The majority affirmed the orders, finding implicit legislative intent for Family Courts to expunge records under specific circumstances. The dissent, authored by Judge Jones, argued that Section 753-b is narrowly tailored, mandating destruction only of fingerprints, palmprints, and photographs taken pursuant to Section 724-a in specific situations. The dissent emphasized that the statute provides detailed specifications, and inferring a general authority to expunge all records would obliterate those specifications, constituting judicial legislation. Judge Jones stated, “Rather than manifesting any general intention that when charges of alleged juvenile delinquency are withdrawn or dismissed Family Court should be authorized to order destruction of all records in connection therewith however obtained and wherever maintained, the statute mandates destruction but only of records obtained pursuant to the provisions of section 724-a and then only in the circumstances specified in the statute.” The dissent differentiated between the Family Court’s inherent power over its own records and its limited power over external agencies.

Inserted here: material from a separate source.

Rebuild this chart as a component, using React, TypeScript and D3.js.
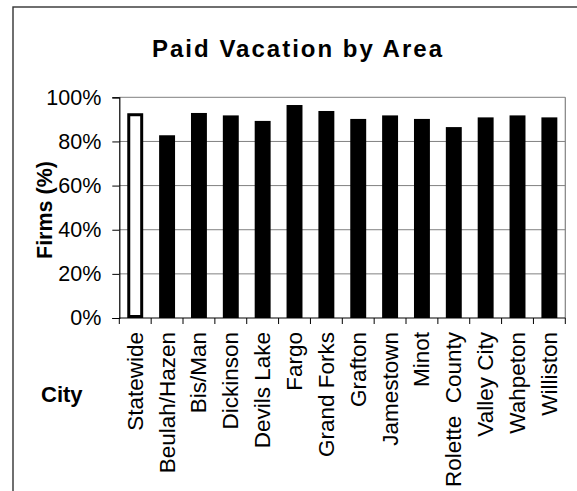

The court distinguishes this case from Matter of Wade v. Department of Mental Hygiene, where the court found no statutory authorization for the Supreme Court to order expunction of the Department’s records, because here the majority found implied authority. The dissent would have modified the order in Matter of Todd H. to exclude the destruction of the arrest report because it did not fall within the statutory grant. The dissent would have reversed the order in Matter of Anthony P. because the charges against the juvenile did not fall within the scope of Section 724-a, thus precluding the application of Section 753-b.